10. #### **Q**: **What hidden trends or unexpected feature combinations did the model uncover that could inform more effective marketing strategies moving forward?**
**A**: The model revealed several nuanced and non-obvious interactions between features that can significantly influence ad engagement, highlighting opportunities for more sophisticated and personalised marketing approaches:
- **Geography Modulates Age Effects**:
The impact of age on ad clicks varies substantially by city. For instance, younger users in some cities exhibit engagement patterns similar to older users elsewhere. This suggests that **local cultural, economic, or social factors shape how different age groups respond**, implying that a one-size-fits-all age targeting strategy may miss key regional subtleties.
- **Ad Topic Lines Show Age-Specific Appeal**:
Certain ad themes resonate differently across age groups, an ad topic that performs well for middle-aged users may underperform among younger or older audiences. This calls for `dynamic content personalisation` where ad creatives are tailored not just broadly by age but fine-tuned to age-topic synergies.
- **Internet Usage Intensity Interacts with Age**:
Time spent online influences click likelihood differently depending on a user’s age. For example, moderate internet usage might predict high engagement for one age cohort but lower engagement for another. This finding enables `targeting users based on a combined profile of age and digital behavior`, optimising ad delivery to the most receptive segments.

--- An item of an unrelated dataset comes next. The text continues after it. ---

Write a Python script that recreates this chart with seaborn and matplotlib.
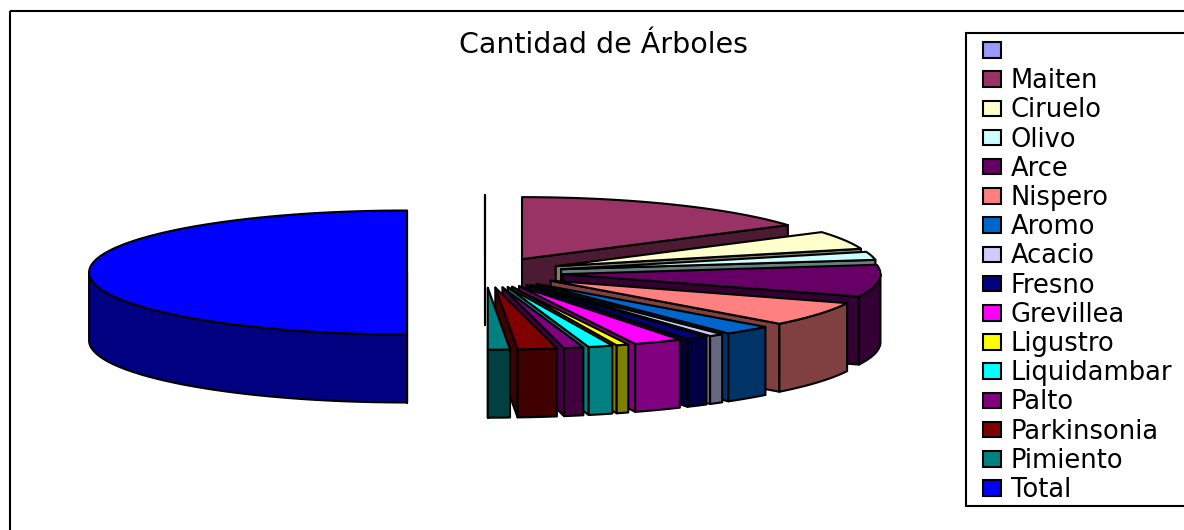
import numpy as np
import seaborn as sns
import matplotlib
matplotlib.use("Agg")
import matplotlib.pyplot as plt
from matplotlib.patches import Polygon, Patch, Rectangle

categories = ["", "Maiten", "Ciruelo", "Olivo", "Arce", "Nispero", "Aromo", "Acacio",
              "Fresno", "Grevillea", "Ligustro", "Liquidambar", "Palto", "Parkinsonia",
              "Pimiento", "Total"]
values = [0, 127, 38, 17, 67, 51, 20, 6, 9, 20, 5, 10, 8, 16, 9, 403]
colors = ["#9999FF", "#993366", "#FFFFCC", "#CCFFFF", "#660066", "#FF8080", "#0066CC", "#CCCCFF",
          "#000080", "#FF00FF", "#FFFF00", "#00FFFF", "#800080", "#800000", "#008080", "#0000FF"]
title = "Cantidad de Árboles"

sns.set_theme(style="white")
plt.rcParams["font.family"] = ["DejaVu Sans"]
palette = sns.color_palette(colors)

W, H = 1184, 530
fig = plt.figure(figsize=(W / 100, H / 100), dpi=100)
ax = fig.add_axes([0, 0, 1, 1])
ax.set_xlim(0, W)
ax.set_ylim(H, 0)
ax.axis("off")

# projection of the tilted pie
CX, CY, RX, RY, DEPTH, EXPLODE = 485, 272.5, 318, 62, 68, 0.245
LW = 1.5


def arc(apex, a0, a1, dz=0):
    t = np.linspace(a0, a1, max(2, int(abs(a1 - a0) * 80)))
    return np.column_stack([apex[0] + RX * np.sin(t), apex[1] + dz - RY * np.cos(t)])


def face(points, color, z):
    ax.add_patch(Polygon(points, closed=True, facecolor=color, edgecolor="black",
                         linewidth=LW, joinstyle="round", zorder=z))


angles = 2 * np.pi * np.array(values) / np.sum(values)
edges = np.concatenate([[0], np.cumsum(angles)])

for i, col in enumerate(palette):
    a0, a1 = edges[i], edges[i + 1]
    mid = (a0 + a1) / 2
    apex = (CX + EXPLODE * RX * np.sin(mid), CY - EXPLODE * RY * np.cos(mid))
    side = tuple(c * 0.5 for c in col)
    z = 2 + i
    # radial cut face
    cut = a1 if a1 <= np.pi + 1e-9 else a0
    p = arc(apex, cut, cut + 1e-6)[0]
    face([apex, p, (p[0], p[1] + DEPTH), (apex[0], apex[1] + DEPTH)], side, z)
    # outer wall on the front half of the pie
    lo, hi = max(a0, np.pi / 2), min(a1, 3 * np.pi / 2)
    if hi > lo:
        face(np.vstack([arc(apex, lo, hi), arc(apex, hi, lo, DEPTH)]), side, z)
    # top face
    face(np.vstack([[apex], arc(apex, a0, a1)]) if a1 > a0 else
         [apex, arc(apex, a0, a0 + 1e-6)[0]], col, z)

ax.add_patch(Rectangle((10, 11), 1400, 1000, fill=False, edgecolor="black", linewidth=LW, zorder=1))
ax.text(603.5, 45, title, ha="center", va="center", fontsize=20.5, color="black")

# legend frame, open past the right edge like the reference
ax.add_patch(Rectangle((966, 33), 400, 473, facecolor="white", edgecolor="black",
                       linewidth=LW, zorder=29))
handles = [Patch(facecolor=c, edgecolor="black", linewidth=LW) for c in palette]
leg = ax.legend(handles, categories, loc="upper left", bbox_to_anchor=(966, 22),
                bbox_transform=ax.transData, borderaxespad=0, fontsize=18.5,
                frameon=False, handlelength=0.7, handleheight=0.55, handletextpad=0.39,
                borderpad=0.66, labelspacing=0.125, labelcolor="black")
leg.set_zorder(30)

fig.savefig("out.png", dpi=100, facecolor="white")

- **Temporal Patterns Vary by Age Group**:
The day of the week impacts responsiveness unevenly across age groups, with some groups showing heightened engagement on specific days. Recognising these `age-specific temporal trends` allows marketers to schedule campaigns with greater precision, maximising impact by aligning ad delivery with when target users are most receptive.
---
### Recommendations for Optimised Targeting and Engagement
- **Prioritise Age-Based Segmentation:**
Focus campaigns on age groups showing strong responsiveness, especially the 46–55 demographic, while tailoring messaging for younger cohorts to enhance engagement.
- **Leverage High-Impact Ad Topics:**
Concentrate creative efforts on proven, resonant themes (e.g., `Visionary Mission-Critical Application1) to maximise user interest and conversion.
- **Adopt Multi-Dimensional Segmentation:**
Integrate factors such as geography, age, and digital behavior for more precise audience targeting rather than isolated criteria.
- **Personalise Messaging and Creative Testing:**
Develop and test tailored content for specific age-topic combinations to boost relevance and engagement rates.
- **Refine Campaign Scheduling:**
Use insights on age-related temporal patterns to optimise ad delivery timing, ensuring ads reach users when they are most receptive.